Diffuse Erinnerung: „Home in Gia Ðinh – Archive from year 72“ Foto: Nhu Xuan Hua

Aneignung von Diskursen

Dass Huas Bilder im Ausstellungsraum hier geradezu neu erscheinen (und im Modekontext deutlich vertrauter), ist aufschlussreich: So eignet man sich im westeuropäischen Kunstbetrieb gern US-amerikanische Diskurse an, ohne dass damit allerdings zugleich ein besonderes Interesse für die spezifischen Lebenswelten der eigenen Länder, hier also die der zweiten oder dritten postmigrantischen Generation, einherginge.

In Nhu Xuan Huas Bildern trifft ein kritischer auf einen liebevollen Blick, wobei ihre Sympathien klar bei der eigenen Familie liegen und bei den Anstrengungen, die Vater und Mutter auf sich nahmen, um den eigenen Kindern ein besseres Leben zu ermöglichen. Staubtrockener Humor gehört dazu.

Im Celebration Room hängt das Bild einer asiatischstämmigen Heroine. Eisgefrorener Blick, schickstes Kettenkleid, rauchend – Hua inszeniert die Zigarette als Zeichen der Selbstbestimmung, die obligatorische Mandarine darf nicht fehlen. Darunter die Skulptur eines in mattes Grau getauchten Geburtstagstischs, wie ihn die Mutter der Künstlerin bereitete, mit genau abgezählten Flaschen Softdrinks, Kuchen, Leckereien. Vietnamese Style, mit europäischen Gaben darauf.

Alles sei persönlich, sagt Nhu Xuan Hua, die Fashionkampagnen und die freien Arbeiten. Mit dieser Schau habe sie jetzt ein für sie wichtiges Kapitel geschlossen. Im bunt illuminierten Wedding Room mit Karaokebühne, darauf das Porträt einer fantastischen Jadekriegerin, davor hübsch dekorierte Tischhälften zum Niedersitzen, kann man über einen QR-Code den passenden Soundtrack anwerfen.

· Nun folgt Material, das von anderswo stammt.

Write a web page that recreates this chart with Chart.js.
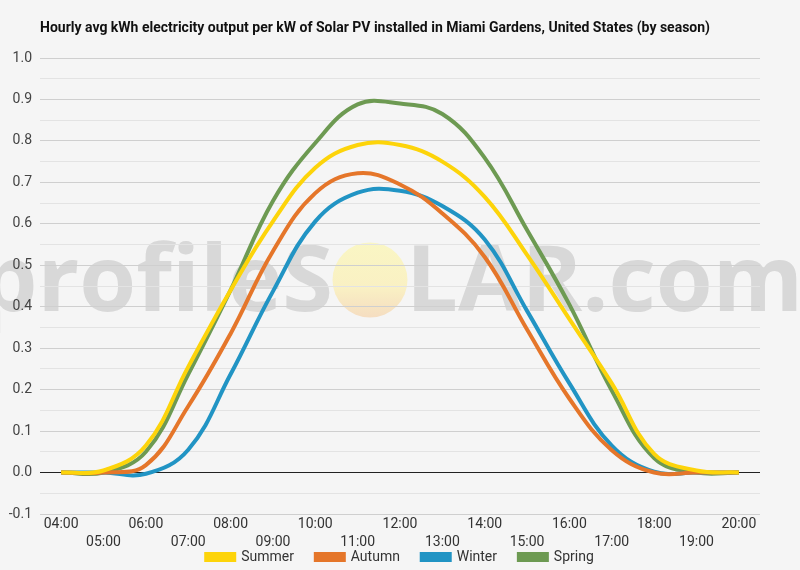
<!DOCTYPE html>
<html>
<head>
<meta charset="utf-8">
<script src="https://cdn.jsdelivr.net/npm/chart.js@4.4.1/dist/chart.umd.min.js"></script>
<style>
  html, body { margin: 0; padding: 0; background: #f5f5f5; }
  #wrap { width: 800px; height: 570px; position: relative; }
</style>
</head>
<body>
<div id="wrap"><canvas id="grafico"></canvas></div>
<script>
// dados
var horas = ["04:00", "05:00", "06:00", "07:00", "08:00", "09:00", "10:00", "11:00", "12:00",
             "13:00", "14:00", "15:00", "16:00", "17:00", "18:00", "19:00", "20:00"];
var summer = [0, 0.005, 0.065, 0.255, 0.44, 0.606, 0.735, 0.79, 0.79, 0.75, 0.665, 0.525, 0.37, 0.215, 0.045, 0.005, 0];
var autumn = [0, 0, 0.018, 0.16, 0.335, 0.534, 0.674, 0.722, 0.695, 0.625, 0.52, 0.345, 0.178, 0.054, 0, 0, 0];
var winter = [0, 0, -0.003, 0.055, 0.237, 0.437, 0.606, 0.675, 0.68, 0.643, 0.562, 0.39, 0.215, 0.065, 0.002, 0, 0];
var spring = [0, 0, 0.05, 0.237, 0.44, 0.655, 0.795, 0.888, 0.89, 0.865, 0.759, 0.585, 0.405, 0.198, 0.035, 0, 0];
var yTicks = [-0.1, 0.0, 0.1, 0.2, 0.3, 0.4, 0.5, 0.6, 0.7, 0.8, 0.9, 1.0];

var titulo = "Hourly avg kWh electricity output per kW of Solar PV installed in Miami Gardens, United States (by season)";

// marca d'agua + titulo
var fundo = {
    id: 'fundo',
    afterLayout: function(chart) {
        // centraliza a legenda na largura toda
        chart.legend.left += 20;
        chart.legend.right += 20;
    },
    beforeDraw: function(chart) {
        var ctx = chart.ctx;
        ctx.save();
        ctx.fillStyle = '#f5f5f5';
        ctx.fillRect(0, 0, chart.width, chart.height);

        // sol
        var g = ctx.createLinearGradient(0, 242, 0, 318);
        g.addColorStop(0, 'rgba(250,246,190,0.9)');
        g.addColorStop(0.6, 'rgba(250,240,190,0.9)');
        g.addColorStop(1, 'rgba(245,215,180,0.8)');
        ctx.fillStyle = g;
        ctx.beginPath();
        ctx.arc(370, 280, 37.5, 0, Math.PI * 2);
        ctx.fill();

        ctx.fillStyle = 'rgba(205,205,205,0.75)';
        ctx.font = 'bold 92px "Open Sans"';
        ctx.textBaseline = 'alphabetic';
        ctx.textAlign = 'right';
        ctx.fillText('profileS', 333, 311);
        ctx.textAlign = 'left';
        ctx.fillText('LAR.com', 406, 311);

        ctx.fillStyle = '#111';
        ctx.font = 'bold 14px Roboto';
        ctx.textAlign = 'left';
        ctx.textBaseline = 'middle';
        ctx.fillText(titulo, 40, 28);
        ctx.restore();
    }
};

var ctx1 = document.getElementById('grafico').getContext('2d');
var grafico = new Chart(ctx1, {
    type: 'line',
    data: {
        labels: horas,
        datasets: [
            { label: 'Summer', data: summer, borderColor: '#fdd40a', backgroundColor: '#fdd40a' },
            { label: 'Autumn', data: autumn, borderColor: '#e5762a', backgroundColor: '#e5762a' },
            { label: 'Winter', data: winter, borderColor: '#2194c4', backgroundColor: '#2194c4' },
            { label: 'Spring', data: spring, borderColor: '#6d9a52', backgroundColor: '#6d9a52' }
        ]
    },
    options: {
        responsive: true,
        maintainAspectRatio: false,
        animation: false,
        devicePixelRatio: 1,
        layout: { padding: { top: 58, right: 40, left: 0, bottom: -4 } },
        elements: {
            line: { borderWidth: 4, tension: 0.4 },
            point: { radius: 0 }
        },
        plugins: {
            title: { display: false },
            tooltip: { enabled: false },
            legend: {
                position: 'bottom',
                labels: {
                    boxWidth: 28,
                    boxHeight: 6,
                    padding: 1,
                    color: '#333',
                    font: { family: 'Roboto', size: 14 },
                    generateLabels: function(chart) {
                        var items = Chart.defaults.plugins.legend.labels.generateLabels(chart);
                        items.forEach(function(it, i) {
                            if (i < items.length - 1) it.text = it.text + '      ';
                        });
                        return items;
                    }
                }
            }
        },
        scales: {
            x: {
                offset: true,
                afterFit: function(s) { s.height = 35; },
                grid: { display: false },
                border: { display: false },
                ticks: {
                    autoSkip: false,
                    maxRotation: 0,
                    padding: -6,
                    color: '#333',
                    font: { family: 'Roboto', size: 14, lineHeight: 1.28 },
                    callback: function(v, i) {
                        return i % 2 === 0 ? [horas[i], ''] : ['', horas[i]];
                    }
                }
            },
            y: {
                min: yTicks[0],
                max: yTicks[yTicks.length - 1],
                afterFit: function(s) { s.width = 40; },
                border: { display: false },
                grid: {
                    drawTicks: false,
                    lineWidth: 1,
                    color: function(c) {
                        var v = Math.round(c.tick.value * 100);
                        if (v === 0) return '#222';
                        return v % 10 === 0 ? '#cfcfcf' : '#e3e3e3';
                    }
                },
                ticks: {
                    stepSize: 0.05,
                    padding: 8,
                    color: '#444',
                    font: { family: 'Roboto', size: 14 },
                    callback: function(v) {
                        var n = Math.round(v * 100);
                        return n % 10 === 0 ? (n / 100).toFixed(1) : '';
                    }
                }
            }
        }
    },
    plugins: [fundo]
});
</script>
</body>
</html>
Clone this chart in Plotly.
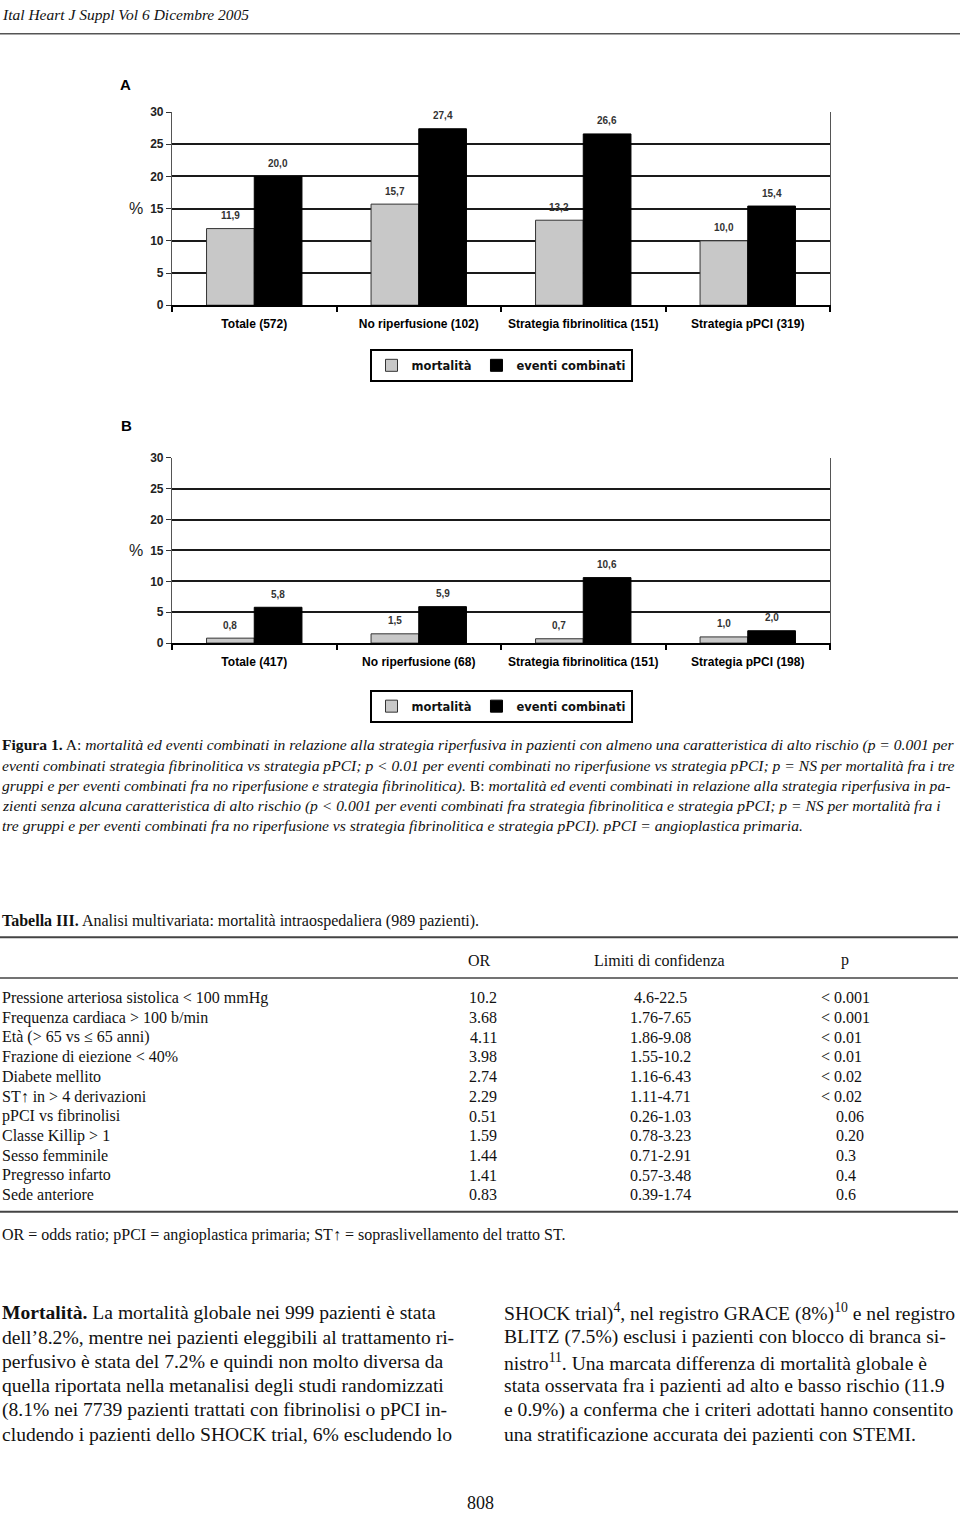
import plotly.graph_objects as go

# ---------------- data ----------------
categories_A = ["Totale (572)", "No riperfusione (102)", "Strategia fibrinolitica (151)", "Strategia pPCI (319)"]
mortalita_A = [11.9, 15.7, 13.2, 10.0]
eventi_A = [20.0, 27.4, 26.6, 15.4]

categories_B = ["Totale (417)", "No riperfusione (68)", "Strategia fibrinolitica (151)", "Strategia pPCI (198)"]
mortalita_B = [0.8, 1.5, 0.7, 1.0]
eventi_B = [5.8, 5.9, 10.6, 2.0]

y_ticks = [0, 5, 10, 15, 20, 25, 30]

table_labels = [
    "Pressione arteriosa sistolica &lt; 100 mmHg",
    "Frequenza cardiaca &gt; 100 b/min",
    "Età (&gt; 65 vs ≤ 65 anni)",
    "Frazione di eiezione &lt; 40%",
    "Diabete mellito",
    "ST↑ in &gt; 4 derivazioni",
    "pPCI vs fibrinolisi",
    "Classe Killip &gt; 1",
    "Sesso femminile",
    "Pregresso infarto",
    "Sede anteriore",
]
table_or = ["10.2", "3.68", "4.11", "3.98", "2.74", "2.29", "0.51", "1.59", "1.44", "1.41", "0.83"]
table_ci = ["4.6-22.5", "1.76-7.65", "1.86-9.08", "1.55-10.2", "1.16-6.43", "1.11-4.71",
            "0.26-1.03", "0.78-3.23", "0.71-2.91", "0.57-3.48", "0.39-1.74"]
table_p = ["&lt; 0.001", "&lt; 0.001", "&lt; 0.01", "&lt; 0.01", "&lt; 0.02", "&lt; 0.02",
           "0.06", "0.20", "0.3", "0.4", "0.6"]

caption_lines = [
    "<b>Figura 1.</b> A: <i>mortalità ed eventi combinati in relazione alla strategia riperfusiva in pazienti con almeno una caratteristica di alto rischio (p = 0.001 per</i>",
    "<i>eventi combinati strategia fibrinolitica vs strategia pPCI; p &lt; 0.01 per eventi combinati no riperfusione vs strategia pPCI; p = NS per mortalità fra i tre</i>",
    "<i>gruppi e per eventi combinati fra no riperfusione e strategia fibrinolitica).</i> B: <i>mortalità ed eventi combinati in relazione alla strategia riperfusiva in pa-</i>",
    "<i>zienti senza alcuna caratteristica di alto rischio (p &lt; 0.001 per eventi combinati fra strategia fibrinolitica e strategia pPCI; p = NS per mortalità fra i</i>",
    "<i>tre gruppi e per eventi combinati fra no riperfusione vs strategia fibrinolitica e strategia pPCI). pPCI = angioplastica primaria.</i>",
]

body_left = [
    "<b>Mortalità.</b> La mortalità globale nei 999 pazienti è stata",
    "dell’8.2%, mentre nei pazienti eleggibili al trattamento ri-",
    "perfusivo è stata del 7.2% e quindi non molto diversa da",
    "quella riportata nella metanalisi degli studi randomizzati",
    "(8.1% nei 7739 pazienti trattati con fibrinolisi o pPCI in-",
    "cludendo i pazienti dello SHOCK trial, 6% escludendo lo",
]
body_right = [
    "SHOCK trial)<sup>4</sup>, nel registro GRACE (8%)<sup>10</sup> e nel registro",
    "BLITZ (7.5%) esclusi i pazienti con blocco di branca si-",
    "nistro<sup>11</sup>. Una marcata differenza di mortalità globale è",
    "stata osservata fra i pazienti ad alto e basso rischio (11.9",
    "e 0.9%) a conferma che i criteri adottati hanno consentito",
    "una stratificazione accurata dei pazienti con STEMI.",
]

# ---------------- helpers ----------------
W, H = 960, 1520
def px(x):
    return x / W
def py(y):
    return 1 - y / H

SANS = "Liberation Sans, Arial, sans-serif"
SERIF = "Liberation Serif, Times New Roman, serif"
GRAY = "#c8c8c8"

fig = go.Figure()

def fmt(v):
    return f"{v:.1f}".replace(".", ",")

# bars
fig.add_trace(go.Bar(x=categories_A, y=mortalita_A, name="mortalità", marker=dict(color=GRAY, line=dict(color="#333", width=1)),
                     xaxis="x", yaxis="y", legend="legend"))
fig.add_trace(go.Bar(x=categories_A, y=eventi_A, name="eventi combinati", marker=dict(color="#000", line=dict(color="#000", width=1)),
                     xaxis="x", yaxis="y", legend="legend"))
fig.add_trace(go.Bar(x=categories_B, y=mortalita_B, name="mortalità", marker=dict(color=GRAY, line=dict(color="#333", width=1)),
                     xaxis="x2", yaxis="y2", legend="legend2"))
fig.add_trace(go.Bar(x=categories_B, y=eventi_B, name="eventi combinati", marker=dict(color="#000", line=dict(color="#000", width=1)),
                     xaxis="x2", yaxis="y2", legend="legend2"))

ann = []
# bar value labels
for cats, vals, xr, yr, sh in [
    (categories_A, mortalita_A, "x", "y", -24),
    (categories_A, eventi_A, "x", "y", 24),
    (categories_B, mortalita_B, "x2", "y2", -24),
    (categories_B, eventi_B, "x2", "y2", 24),
]:
    for c, v in zip(cats, vals):
        ann.append(dict(x=c, y=v, xref=xr, yref=yr, text="<b>" + fmt(v) + "</b>", showarrow=False, xshift=sh, yshift=13,
                        font=dict(family=SANS, size=10, color="#333")))

def txt(s, x, y, size, family=SERIF, xanchor="left", color="#111"):
    ann.append(dict(x=px(x), y=py(y), xref="paper", yref="paper", text=s, showarrow=False,
                    xanchor=xanchor, yanchor="middle", font=dict(family=family, size=size, color=color)))

# panel letters and % labels
txt("<b>A</b>", 118, 78, 15, SANS, "left", "#000")
txt("<b>B</b>", 119, 422, 15, SANS, "left", "#000")
ann.append(dict(x=px(136), y=15, xref="paper", yref="y", text="%", showarrow=False, xanchor="center",
                font=dict(family=SANS, size=16, color="#222")))
ann.append(dict(x=px(136), y=15, xref="paper", yref="y2", text="%", showarrow=False, xanchor="center",
                font=dict(family=SANS, size=16, color="#222")))

# header
txt("<i>Ital Heart J Suppl Vol 6 Dicembre 2005</i>", 0, 8, 15.5)

# caption
cap_y = [745, 765.5, 786, 806, 826.5]
for s, y in zip(caption_lines, cap_y):
    txt(s, 0, y, 15.6)

# table
txt("<b>Tabella III.</b> Analisi multivariata: mortalità intraospedaliera (989 pazienti).", 0, 923, 16)
txt("OR", 479, 962, 16, SERIF, "center")
txt("Limiti di confidenza", 659, 962, 16, SERIF, "center")
txt("p", 845, 962, 16, SERIF, "center")
for i, (lab, o, ci, p) in enumerate(zip(table_labels, table_or, table_ci, table_p)):
    y = 1000 + i * 19.9
    txt(lab, 0, y, 16)
    txt(o, 499, y, 16, SERIF, "right")
    txt(ci, 660, y, 16, SERIF, "center")
    if p.startswith("&lt;"):
        txt(p, 819, y, 16)
    else:
        txt(p, 834, y, 16)
txt("OR = odds ratio; pPCI = angioplastica primaria; ST↑ = sopraslivellamento del tratto ST.", 0, 1239, 16)

# body text
for i, (l, r) in enumerate(zip(body_left, body_right)):
    y = 1318 + i * 24.6
    txt(l, 0, y, 19.6)
    txt(r, 502, y, 19.6)

txt("808", 480, 1510, 18, SERIF, "center")

shapes = [
    dict(type="line", xref="paper", yref="paper", x0=0, x1=1, y0=py(27), y1=py(27), line=dict(color="#555", width=1.5)),
    dict(type="line", xref="paper", yref="paper", x0=0, x1=px(958), y0=py(939), y1=py(939), line=dict(color="#444", width=2)),
    dict(type="line", xref="paper", yref="paper", x0=0, x1=px(958), y0=py(980), y1=py(980), line=dict(color="#444", width=1.5)),
    dict(type="line", xref="paper", yref="paper", x0=0, x1=px(958), y0=py(1216), y1=py(1216), line=dict(color="#444", width=2)),
]

xdom = [px(172), px(830)]
common_x = dict(showline=True, linecolor="#000", linewidth=1.5, ticks="outside", tickson="boundaries", ticklen=5,
                tickcolor="#000", tickwidth=1.5, showgrid=False, ticklabelstandoff=7,
                tickfont=dict(family=SANS, size=12, color="#000", weight="bold"), fixedrange=True)
common_y = dict(range=[0, 30], tickvals=y_ticks, showgrid=True, gridcolor="#1a1a1a", gridwidth=1.6,
                showline=True, linecolor="#555", linewidth=1.2, mirror=True, ticks="outside", ticklen=5,
                tickcolor="#333", tickfont=dict(family=SANS, size=12, color="#222", weight="bold"),
                zeroline=False, fixedrange=True)

legend_common = dict(orientation="h", xanchor="center", x=px(501), yanchor="top", bordercolor="#000", borderwidth=2,
                     bgcolor="#fff", font=dict(family="DejaVu Sans, sans-serif", size=11.5, color="#111", weight="bold"),
                     itemwidth=30, tracegroupgap=0)

fig.update_layout(
    width=W, height=H, margin=dict(l=0, r=0, t=0, b=0),
    paper_bgcolor="#fff", plot_bgcolor="#fff",
    barmode="group", bargap=0.42, bargroupgap=0,
    xaxis=dict(domain=xdom, anchor="y", **common_x),
    yaxis=dict(domain=[py(301), py(106)], anchor="x", **common_y),
    xaxis2=dict(domain=xdom, anchor="y2", **common_x),
    yaxis2=dict(domain=[py(642), py(455)], anchor="x2", **common_y),
    legend=dict(y=py(345), **legend_common),
    legend2=dict(y=py(689), **legend_common),
    annotations=ann, shapes=shapes, showlegend=True,
)

fig.write_html("out.html")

Vietnamesischer Lambada sei besonders beliebt, erklärt die Künstlerin. Schön nostalgisch. Es ist eine doppelt und dreifach gewundene Nostalgie, die als europäisches Plagiat eines brasilianischen Paartanzes 1989 in Paris auftauchte, einen Bogen über die vietnamesischsprachige Welt schlug und nun also womöglich wieder in Frankreich landet, auf einem vietnamesischen Hochzeitskaraoke.